[Start of Raw data]
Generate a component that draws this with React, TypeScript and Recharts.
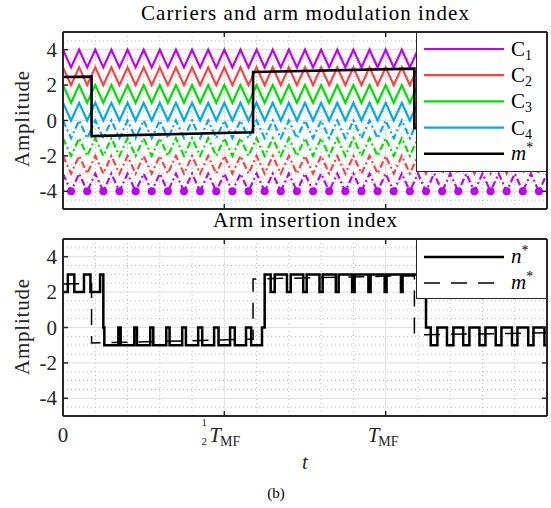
import React from "react";
import { LineChart, Line, XAxis, YAxis, Legend, ReferenceLine } from "recharts";

// time in units of T_MF
const T_END = 1.5;
const CARRIER_PERIODS = 30;

const CARRIER_LABELS = ["1", "2", "3", "4"];
const CARRIER_COLORS = ["#BF00FF", "#FF4040", "#00E000", "#00AAEE"];
const UPPER_PEAKS = [4, 3, 2, 1];
const LOWER_PEAKS = [-3, -2, -1, 0];

// arm modulation index m* (vertices)
const M_T = [0, 0.0885, 0.0885, 0.589, 0.589, 1.089, 1.089, 1.5];
const M_V = [2.46, 2.48, -0.88, -0.66, 2.74, 2.93, -0.42, -0.3];

// arm insertion index n*: switching instants and level after each switch
const N_T = [
  0, 0.015, 0.035, 0.065, 0.085, 0.115, 0.125, 0.1281,
  0.1716, 0.1787, 0.221, 0.2292, 0.2705, 0.2798, 0.32, 0.3303, 0.3694, 0.3809,
  0.4189, 0.4314, 0.4683, 0.482, 0.5178, 0.5325, 0.5672, 0.5831, 0.6167, 0.625,
  0.6436, 0.6562, 0.6941, 0.7057, 0.7446, 0.7552, 0.795, 0.8047, 0.8455, 0.8543,
  0.896, 0.9038, 0.9465, 0.9533, 0.9969, 1.0028, 1.0474, 1.0524, 1.0979, 1.1019,
  1.125, 1.1396, 1.1603, 1.19, 1.2099, 1.2403, 1.2595, 1.2907, 1.3092, 1.341,
  1.3588, 1.3914, 1.4084, 1.4418, 1.4581, 1.4921, 1.5,
];
const N_V = [
  2, 3, 2, 3, 2, 3, 0, -1,
  0, -1, 0, -1, 0, -1, 0, -1, 0, -1,
  0, -1, 0, -1, 0, -1, 0, -1, 0, 3,
  2, 3, 2, 3, 2, 3, 2, 3, 2, 3,
  2, 3, 2, 3, 2, 3, 2, 3, 2, 3,
  0, -1, 0, -1, 0, -1, 0, -1, 0, -1,
  0, -1, 0, -1, 0, -1, -1,
];

const X_TICKS = [0, 0.5, 1];
const X_TICK_LABELS = ["0", "1/2 T_MF", "T_MF"];
const Y_TICKS = [-4, -2, 0, 2, 4];
const X_MAJOR_GRID = [0.5, 1];
const X_MINOR = [0.1, 0.2, 0.3, 0.4, 0.6, 0.7, 0.8, 0.9, 1.1, 1.2, 1.3, 1.4];
const Y_MINOR = [-4.5, -3.5, -3, -2.5, -1.5, -1, -0.5, 0.5, 1, 1.5, 2.5, 3, 3.5, 4.5];

const FONT = "Liberation Serif, serif";
const INK = "#262626";
const W = 551;
const PLOT_W = 484;
const PLOT_H = 177;
const TICK_LEN = 5;
const X_TICK_MARGIN = 26;
const Y_TICK_MARGIN = 6;
const TXT = { fontFamily: FONT };

const carrierRows = Array.from({ length: 2 * CARRIER_PERIODS + 1 }, (_, i) => {
  const row: Record<string, number> = { t: (i * T_END) / (2 * CARRIER_PERIODS) };
  UPPER_PEAKS.forEach((p, k) => (row[`u${k}`] = i % 2 === 0 ? p : p - 1));
  LOWER_PEAKS.forEach((p, k) => (row[`l${k}`] = i % 2 === 0 ? p : p - 1));
  return row;
});
const mRows = M_T.map((t, i) => ({ t, v: M_V[i] }));
const nRows = N_T.map((t, i) => ({ t, v: N_V[i] }));

function YTick(props: any) {
  const { x, y, payload } = props;
  const ax = x + Y_TICK_MARGIN;
  return (
    <g>
      <line x1={ax} x2={ax + TICK_LEN} y1={y} y2={y} stroke={INK} strokeWidth={1.5} />
      <line x1={ax + PLOT_W} x2={ax + PLOT_W - TICK_LEN} y1={y} y2={y} stroke={INK} strokeWidth={1.5} />
      <text x={x} y={y} dy="0.34em" textAnchor="end" fontSize={21} fill={INK} style={TXT}>
        {payload.value}
      </text>
    </g>
  );
}

function TmfLabel({ x, y }: { x: number; y: number }) {
  return (
    <text x={x} y={y} fontSize={21} fill={INK} style={TXT}>
      <tspan fontStyle="italic">T</tspan>
      <tspan fontSize={14} dy={4} dx={-1}>MF</tspan>
    </text>
  );
}

function XTick(props: any) {
  const { x, y, index, labels } = props;
  const ay = y - X_TICK_MARGIN;
  const label = X_TICK_LABELS[index] ?? "";
  let content: React.ReactNode = null;
  if (labels) {
    if (label.startsWith("1/2")) {
      content = (
        <g>
          <text x={x - 20} y={y - 16} fontSize={11} textAnchor="middle" fill={INK} style={TXT}>1</text>
          <text x={x - 20} y={y + 3} fontSize={11} textAnchor="middle" fill={INK} style={TXT}>2</text>
          <TmfLabel x={x - 15} y={y} />
        </g>
      );
    } else if (label === "T_MF") {
      content = <TmfLabel x={x - 18} y={y} />;
    } else {
      content = (
        <text x={x} y={y} textAnchor="middle" fontSize={21} fill={INK} style={TXT}>
          {label}
        </text>
      );
    }
  }
  return (
    <g>
      <line x1={x} x2={x} y1={ay} y2={ay - TICK_LEN} stroke={INK} strokeWidth={1.5} />
      <line x1={x} x2={x} y1={ay - PLOT_H} y2={ay - PLOT_H + TICK_LEN} stroke={INK} strokeWidth={1.5} />
      {content}
    </g>
  );
}

function Starred({ x, y, base }: { x: number; y: number; base: string }) {
  return (
    <text x={x} y={y} fontSize={21} fill="#000" style={TXT}>
      <tspan fontStyle="italic">{base}</tspan>
      <tspan fontSize={14} dy={-8}>*</tspan>
    </text>
  );
}

const ROW_STEP = 26.2;

function CarrierLegend() {
  const mRow = 17 + 4 * ROW_STEP;
  return (
    <svg width={131} height={140} style={{ display: "block" }}>
      <rect x={0.5} y={0.5} width={130} height={139} fill="#fff" stroke={INK} strokeWidth={1} />
      {CARRIER_LABELS.map((s, k) => {
        const cy = 17 + k * ROW_STEP;
        return (
          <g key={s}>
            <line x1={8} x2={88} y1={cy} y2={cy} stroke={CARRIER_COLORS[k]} strokeWidth={2.2} />
            <text x={95} y={cy + 7} fontSize={21} fill="#000" style={TXT}>
              C<tspan fontSize={14} dy={4}>{s}</tspan>
            </text>
          </g>
        );
      })}
      <line x1={8} x2={88} y1={mRow} y2={mRow} stroke="#000" strokeWidth={2.5} />
      <Starred x={95} y={mRow + 6} base="m" />
    </svg>
  );
}

function InsertionLegend() {
  return (
    <svg width={131} height={60} style={{ display: "block" }}>
      <rect x={0.5} y={0.5} width={130} height={59} fill="#fff" stroke={INK} strokeWidth={1} />
      <line x1={8} x2={88} y1={18} y2={18} stroke="#000" strokeWidth={2.5} />
      <Starred x={95} y={24} base="n" />
      <line x1={8} x2={88} y1={44} y2={44} stroke="#000" strokeWidth={1.5} strokeDasharray="16 11" />
      <Starred x={95} y={50} base="m" />
    </svg>
  );
}

function grid() {
  return [
    ...X_MINOR.map((v) => <ReferenceLine key={`xm${v}`} x={v} stroke="#bdbdbd" strokeDasharray="1 3" />),
    ...Y_MINOR.map((v) => <ReferenceLine key={`ym${v}`} y={v} stroke="#bdbdbd" strokeDasharray="1 3" />),
    ...X_MAJOR_GRID.map((v) => <ReferenceLine key={`xM${v}`} x={v} stroke="#dedede" />),
    ...Y_TICKS.map((v) => <ReferenceLine key={`yM${v}`} y={v} stroke="#dedede" />),
  ];
}

function frame() {
  return [
    <ReferenceLine key="f1" x={0} stroke={INK} strokeWidth={2} />,
    <ReferenceLine key="f2" x={T_END} stroke={INK} strokeWidth={2} />,
    <ReferenceLine key="f3" y={5} stroke={INK} strokeWidth={2} />,
    <ReferenceLine key="f4" y={-5} stroke={INK} strokeWidth={2} />,
  ];
}

function axes(xHeight: number, labels: boolean) {
  return [
    <XAxis
      key="x"
      dataKey="t"
      type="number"
      domain={[0, T_END]}
      ticks={X_TICKS}
      interval={0}
      height={xHeight}
      axisLine={false}
      tickLine={false}
      tickSize={0}
      tickMargin={X_TICK_MARGIN}
      tick={(p: any) => <XTick {...p} labels={labels} />}
    />,
    <YAxis
      key="y"
      type="number"
      domain={[-5, 5]}
      ticks={Y_TICKS}
      interval={0}
      width={63}
      axisLine={false}
      tickLine={false}
      tickSize={0}
      tickMargin={Y_TICK_MARGIN}
      tick={(p: any) => <YTick {...p} />}
    />,
  ];
}

export default function App() {
  const troughDot = (p: any) =>
    p.payload.l0 === LOWER_PEAKS[0] - 1 ? (
      <circle key={`d${p.index}`} cx={p.cx} cy={p.cy} r={4} fill={CARRIER_COLORS[0]} />
    ) : (
      <g key={`d${p.index}`} />
    );

  return (
    <div style={{ position: "absolute", left: 0, top: 0, width: W, height: 508, background: "#fff", fontFamily: FONT }}>
      <svg width={W} height={508} style={{ position: "absolute", left: 0, top: 0, fontFamily: FONT }}>
        <text x={305} y={20} textAnchor="middle" fontSize={21} fill="#000" style={TXT} textLength={328} lengthAdjust="spacing">
          Carriers and arm modulation index
        </text>
        <text x={305} y={227} textAnchor="middle" fontSize={21} fill="#000" style={TXT} textLength={184} lengthAdjust="spacing">
          Arm insertion index
        </text>
        <text transform="translate(29,119) rotate(-90)" textAnchor="middle" fontSize={21} fill={INK} style={TXT} textLength={96} lengthAdjust="spacing">
          Amplitude
        </text>
        <text transform="translate(29,327) rotate(-90)" textAnchor="middle" fontSize={21} fill={INK} style={TXT} textLength={96} lengthAdjust="spacing">
          Amplitude
        </text>
        <text x={305} y={469} textAnchor="middle" fontSize={21} fontStyle="italic" fill={INK} style={TXT}>
          t
        </text>
        <text x={276} y={498} textAnchor="middle" fontSize={15} fill="#000" style={TXT}>
          (b)
        </text>
      </svg>

      <div style={{ position: "absolute", left: 0, top: 0 }}>
        <LineChart width={W} height={215} data={carrierRows} margin={{ top: 32, right: 4, bottom: 0, left: 0 }}>
          {axes(6, false)}
          {grid()}
          {UPPER_PEAKS.map((_, k) => (
            <Line
              key={`u${k}`}
              dataKey={`u${k}`}
              type="linear"
              stroke={CARRIER_COLORS[k]}
              strokeWidth={2.2}
              dot={false}
              isAnimationActive={false}
            />
          ))}
          {LOWER_PEAKS.map((_, k) => (
            <Line
              key={`l${k}`}
              dataKey={`l${k}`}
              type="linear"
              stroke={CARRIER_COLORS[k]}
              strokeWidth={2.2}
              strokeDasharray="7 3 2 3"
              dot={k === 0 ? troughDot : false}
              isAnimationActive={false}
            />
          ))}
          <Line data={mRows} dataKey="v" type="linear" stroke="#000" strokeWidth={2.6} dot={false} isAnimationActive={false} />
          {frame()}
          <Legend
            layout="vertical"
            align="center"
            verticalAlign="middle"
            wrapperStyle={{ left: 416, top: 32, width: 131, height: 140 }}
            content={() => <CarrierLegend />}
          />
        </LineChart>
      </div>

      <div style={{ position: "absolute", left: 0, top: 215 }}>
        <LineChart width={W} height={293} margin={{ top: 24, right: 4, bottom: 0, left: 0 }}>
          {axes(92, true)}
          {grid()}
          <Line data={nRows} dataKey="v" type="stepAfter" stroke="#000" strokeWidth={2.5} dot={false} isAnimationActive={false} />
          <Line data={mRows} dataKey="v" type="linear" stroke="#000" strokeWidth={1.5} strokeDasharray="16 11" dot={false} isAnimationActive={false} />
          {frame()}
          <Legend
            layout="vertical"
            align="center"
            verticalAlign="middle"
            wrapperStyle={{ left: 416, top: 24, width: 131, height: 60 }}
            content={() => <InsertionLegend />}
          />
        </LineChart>
      </div>
    </div>
  );
}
[End of Raw data]
Return exactly what appears from the opening line of the material through the line with "const M_V = [2.46, 2.48, -0.88, -0.66, 2.74, 2.93, -0.42, -0.3];", apart from the pictures.

Generate a component that draws this with React, TypeScript and Recharts.
import React from "react";
import { LineChart, Line, XAxis, YAxis, Legend, ReferenceLine } from "recharts";

// time in units of T_MF
const T_END = 1.5;
const CARRIER_PERIODS = 30;

const CARRIER_LABELS = ["1", "2", "3", "4"];
const CARRIER_COLORS = ["#BF00FF", "#FF4040", "#00E000", "#00AAEE"];
const UPPER_PEAKS = [4, 3, 2, 1];
const LOWER_PEAKS = [-3, -2, -1, 0];

// arm modulation index m* (vertices)
const M_T = [0, 0.0885, 0.0885, 0.589, 0.589, 1.089, 1.089, 1.5];
const M_V = [2.46, 2.48, -0.88, -0.66, 2.74, 2.93, -0.42, -0.3];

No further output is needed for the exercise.